• **REQUEST**
Quote every line from the top of the listing down to and including the line that contains "const identityX = [-17, 173];".

• **RAW DATA**

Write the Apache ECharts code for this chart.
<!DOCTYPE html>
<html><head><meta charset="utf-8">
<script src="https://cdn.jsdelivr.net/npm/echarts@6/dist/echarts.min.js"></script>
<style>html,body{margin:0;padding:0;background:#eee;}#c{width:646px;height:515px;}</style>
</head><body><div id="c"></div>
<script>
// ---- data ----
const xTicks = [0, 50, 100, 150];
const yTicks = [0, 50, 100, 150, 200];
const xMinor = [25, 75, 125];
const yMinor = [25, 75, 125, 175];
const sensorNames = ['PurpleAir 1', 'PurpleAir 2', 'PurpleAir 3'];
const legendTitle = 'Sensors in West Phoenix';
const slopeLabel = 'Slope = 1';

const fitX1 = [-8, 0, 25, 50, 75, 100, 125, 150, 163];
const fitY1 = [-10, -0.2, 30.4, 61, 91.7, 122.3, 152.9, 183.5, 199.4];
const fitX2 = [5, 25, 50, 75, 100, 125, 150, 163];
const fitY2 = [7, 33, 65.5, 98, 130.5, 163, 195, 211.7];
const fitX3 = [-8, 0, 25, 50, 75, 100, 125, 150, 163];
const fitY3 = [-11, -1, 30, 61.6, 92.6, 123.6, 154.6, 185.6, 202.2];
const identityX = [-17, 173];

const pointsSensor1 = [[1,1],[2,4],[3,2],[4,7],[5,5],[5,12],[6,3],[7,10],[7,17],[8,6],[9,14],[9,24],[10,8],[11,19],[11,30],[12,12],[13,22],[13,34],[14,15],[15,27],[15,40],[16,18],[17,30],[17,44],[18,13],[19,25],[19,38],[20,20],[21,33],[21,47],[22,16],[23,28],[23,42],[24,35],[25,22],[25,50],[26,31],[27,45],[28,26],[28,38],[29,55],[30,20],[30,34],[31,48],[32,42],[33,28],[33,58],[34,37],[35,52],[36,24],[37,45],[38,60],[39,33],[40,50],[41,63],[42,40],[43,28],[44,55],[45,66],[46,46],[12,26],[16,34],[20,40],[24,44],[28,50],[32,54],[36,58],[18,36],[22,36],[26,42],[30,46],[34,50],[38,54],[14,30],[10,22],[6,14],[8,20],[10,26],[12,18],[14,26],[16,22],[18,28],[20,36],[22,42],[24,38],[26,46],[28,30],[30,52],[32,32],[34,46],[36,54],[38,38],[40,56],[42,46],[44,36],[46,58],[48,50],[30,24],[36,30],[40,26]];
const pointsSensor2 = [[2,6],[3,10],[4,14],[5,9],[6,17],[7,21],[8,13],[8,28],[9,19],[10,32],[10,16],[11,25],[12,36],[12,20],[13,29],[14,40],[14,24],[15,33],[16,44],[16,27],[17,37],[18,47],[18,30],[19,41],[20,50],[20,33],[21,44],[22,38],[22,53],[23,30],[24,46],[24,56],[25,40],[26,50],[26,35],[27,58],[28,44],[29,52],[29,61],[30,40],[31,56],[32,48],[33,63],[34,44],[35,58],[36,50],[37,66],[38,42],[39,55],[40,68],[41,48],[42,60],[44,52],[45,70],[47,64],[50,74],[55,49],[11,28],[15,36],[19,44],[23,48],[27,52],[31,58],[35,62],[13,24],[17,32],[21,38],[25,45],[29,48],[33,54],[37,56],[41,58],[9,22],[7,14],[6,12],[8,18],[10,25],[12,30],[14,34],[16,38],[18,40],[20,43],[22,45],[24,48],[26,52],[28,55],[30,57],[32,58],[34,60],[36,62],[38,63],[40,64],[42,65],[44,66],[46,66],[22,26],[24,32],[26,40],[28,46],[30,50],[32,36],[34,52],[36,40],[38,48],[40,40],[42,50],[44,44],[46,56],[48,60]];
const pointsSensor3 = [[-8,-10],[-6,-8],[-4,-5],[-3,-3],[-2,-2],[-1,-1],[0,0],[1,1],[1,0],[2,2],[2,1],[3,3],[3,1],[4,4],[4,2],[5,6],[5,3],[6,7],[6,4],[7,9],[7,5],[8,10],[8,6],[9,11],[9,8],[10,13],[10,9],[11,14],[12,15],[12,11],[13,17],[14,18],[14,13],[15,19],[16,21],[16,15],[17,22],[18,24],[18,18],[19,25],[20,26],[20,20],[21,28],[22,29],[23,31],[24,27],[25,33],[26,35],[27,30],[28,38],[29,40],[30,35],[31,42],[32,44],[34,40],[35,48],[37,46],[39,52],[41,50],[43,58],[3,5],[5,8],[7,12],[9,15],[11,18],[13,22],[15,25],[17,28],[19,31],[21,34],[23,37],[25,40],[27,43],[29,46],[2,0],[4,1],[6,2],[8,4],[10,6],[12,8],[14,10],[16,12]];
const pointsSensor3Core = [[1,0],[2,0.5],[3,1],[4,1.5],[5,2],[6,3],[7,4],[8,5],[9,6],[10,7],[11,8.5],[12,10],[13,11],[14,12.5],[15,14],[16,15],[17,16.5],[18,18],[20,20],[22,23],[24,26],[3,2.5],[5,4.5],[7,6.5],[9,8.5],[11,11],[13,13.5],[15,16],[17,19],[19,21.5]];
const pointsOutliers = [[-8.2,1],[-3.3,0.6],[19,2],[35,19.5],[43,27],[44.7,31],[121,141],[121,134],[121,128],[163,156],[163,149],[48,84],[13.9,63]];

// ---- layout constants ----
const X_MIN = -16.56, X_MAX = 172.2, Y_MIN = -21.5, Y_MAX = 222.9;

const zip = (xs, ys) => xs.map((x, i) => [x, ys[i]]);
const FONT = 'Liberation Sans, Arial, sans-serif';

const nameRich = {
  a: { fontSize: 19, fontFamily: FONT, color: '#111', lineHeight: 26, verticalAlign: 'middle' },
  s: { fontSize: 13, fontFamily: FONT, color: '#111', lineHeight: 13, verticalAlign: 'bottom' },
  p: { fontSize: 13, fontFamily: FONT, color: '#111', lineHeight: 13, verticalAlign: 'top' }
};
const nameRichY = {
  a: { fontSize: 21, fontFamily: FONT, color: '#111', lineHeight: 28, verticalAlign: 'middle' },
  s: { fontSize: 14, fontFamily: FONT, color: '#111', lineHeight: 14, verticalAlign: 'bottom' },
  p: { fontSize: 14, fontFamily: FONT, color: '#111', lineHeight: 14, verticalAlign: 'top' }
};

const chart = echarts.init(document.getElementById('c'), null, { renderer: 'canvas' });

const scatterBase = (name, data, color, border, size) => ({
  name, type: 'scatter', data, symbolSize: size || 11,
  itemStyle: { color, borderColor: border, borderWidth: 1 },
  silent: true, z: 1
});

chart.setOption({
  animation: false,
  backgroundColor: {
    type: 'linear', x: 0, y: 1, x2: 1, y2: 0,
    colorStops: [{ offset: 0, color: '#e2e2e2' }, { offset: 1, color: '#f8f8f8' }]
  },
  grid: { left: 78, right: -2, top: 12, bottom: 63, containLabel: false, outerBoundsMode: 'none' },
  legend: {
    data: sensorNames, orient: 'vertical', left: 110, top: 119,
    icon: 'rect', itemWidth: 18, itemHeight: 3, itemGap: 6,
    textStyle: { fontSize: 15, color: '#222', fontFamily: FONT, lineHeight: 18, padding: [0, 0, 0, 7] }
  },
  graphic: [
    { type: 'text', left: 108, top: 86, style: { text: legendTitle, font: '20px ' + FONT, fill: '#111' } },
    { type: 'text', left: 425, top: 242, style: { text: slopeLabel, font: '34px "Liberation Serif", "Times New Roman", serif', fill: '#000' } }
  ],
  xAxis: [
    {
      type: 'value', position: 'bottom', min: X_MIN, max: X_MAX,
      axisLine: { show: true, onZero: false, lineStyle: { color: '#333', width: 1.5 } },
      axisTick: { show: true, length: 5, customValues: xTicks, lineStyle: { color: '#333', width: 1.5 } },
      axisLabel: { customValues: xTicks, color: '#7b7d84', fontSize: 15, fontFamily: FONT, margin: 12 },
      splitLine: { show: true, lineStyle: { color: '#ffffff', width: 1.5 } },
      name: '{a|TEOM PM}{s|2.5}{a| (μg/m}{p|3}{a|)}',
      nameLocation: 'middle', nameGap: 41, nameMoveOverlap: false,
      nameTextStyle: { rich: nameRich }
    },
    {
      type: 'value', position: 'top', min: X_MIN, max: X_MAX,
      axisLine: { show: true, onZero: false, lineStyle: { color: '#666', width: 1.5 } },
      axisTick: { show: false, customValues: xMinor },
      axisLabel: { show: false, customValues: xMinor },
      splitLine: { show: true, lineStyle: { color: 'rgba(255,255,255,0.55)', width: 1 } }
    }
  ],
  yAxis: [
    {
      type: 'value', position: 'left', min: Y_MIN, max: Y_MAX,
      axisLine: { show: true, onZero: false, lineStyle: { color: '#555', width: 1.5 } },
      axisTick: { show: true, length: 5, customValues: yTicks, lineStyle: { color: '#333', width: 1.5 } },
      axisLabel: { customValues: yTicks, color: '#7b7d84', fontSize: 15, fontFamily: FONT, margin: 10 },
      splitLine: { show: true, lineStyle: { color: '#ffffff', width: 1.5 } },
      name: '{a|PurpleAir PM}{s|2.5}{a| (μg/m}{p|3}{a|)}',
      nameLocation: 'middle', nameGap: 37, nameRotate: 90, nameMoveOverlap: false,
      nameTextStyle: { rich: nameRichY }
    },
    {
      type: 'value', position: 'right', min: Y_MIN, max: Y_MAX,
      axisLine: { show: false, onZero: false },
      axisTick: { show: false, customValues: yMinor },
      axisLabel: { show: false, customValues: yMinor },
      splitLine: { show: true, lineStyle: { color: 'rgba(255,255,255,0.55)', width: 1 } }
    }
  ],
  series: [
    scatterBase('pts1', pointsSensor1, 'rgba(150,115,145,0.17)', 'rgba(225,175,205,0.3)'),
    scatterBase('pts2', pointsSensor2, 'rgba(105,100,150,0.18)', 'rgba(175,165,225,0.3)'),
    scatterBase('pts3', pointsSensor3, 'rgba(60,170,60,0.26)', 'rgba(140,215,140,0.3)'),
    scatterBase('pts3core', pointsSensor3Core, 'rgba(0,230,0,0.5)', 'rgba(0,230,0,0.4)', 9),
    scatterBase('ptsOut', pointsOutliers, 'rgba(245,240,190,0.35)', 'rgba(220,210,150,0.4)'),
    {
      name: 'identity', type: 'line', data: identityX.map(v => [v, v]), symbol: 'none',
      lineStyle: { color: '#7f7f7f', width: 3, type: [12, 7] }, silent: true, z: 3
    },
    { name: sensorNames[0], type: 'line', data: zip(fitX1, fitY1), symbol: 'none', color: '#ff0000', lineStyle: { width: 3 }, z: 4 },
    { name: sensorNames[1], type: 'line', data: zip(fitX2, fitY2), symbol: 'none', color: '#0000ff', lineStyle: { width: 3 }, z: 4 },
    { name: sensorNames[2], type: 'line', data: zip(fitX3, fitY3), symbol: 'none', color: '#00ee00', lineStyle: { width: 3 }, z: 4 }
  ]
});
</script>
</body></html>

• **OUTPUT BELOW**
Write the Apache ECharts code for this chart.
<!DOCTYPE html>
<html><head><meta charset="utf-8">
<script src="https://cdn.jsdelivr.net/npm/echarts@6/dist/echarts.min.js"></script>
<style>html,body{margin:0;padding:0;background:#eee;}#c{width:646px;height:515px;}</style>
</head><body><div id="c"></div>
<script>
// ---- data ----
const xTicks = [0, 50, 100, 150];
const yTicks = [0, 50, 100, 150, 200];
const xMinor = [25, 75, 125];
const yMinor = [25, 75, 125, 175];
const sensorNames = ['PurpleAir 1', 'PurpleAir 2', 'PurpleAir 3'];
const legendTitle = 'Sensors in West Phoenix';
const slopeLabel = 'Slope = 1';

const fitX1 = [-8, 0, 25, 50, 75, 100, 125, 150, 163];
const fitY1 = [-10, -0.2, 30.4, 61, 91.7, 122.3, 152.9, 183.5, 199.4];
const fitX2 = [5, 25, 50, 75, 100, 125, 150, 163];
const fitY2 = [7, 33, 65.5, 98, 130.5, 163, 195, 211.7];
const fitX3 = [-8, 0, 25, 50, 75, 100, 125, 150, 163];
const fitY3 = [-11, -1, 30, 61.6, 92.6, 123.6, 154.6, 185.6, 202.2];
const identityX = [-17, 173];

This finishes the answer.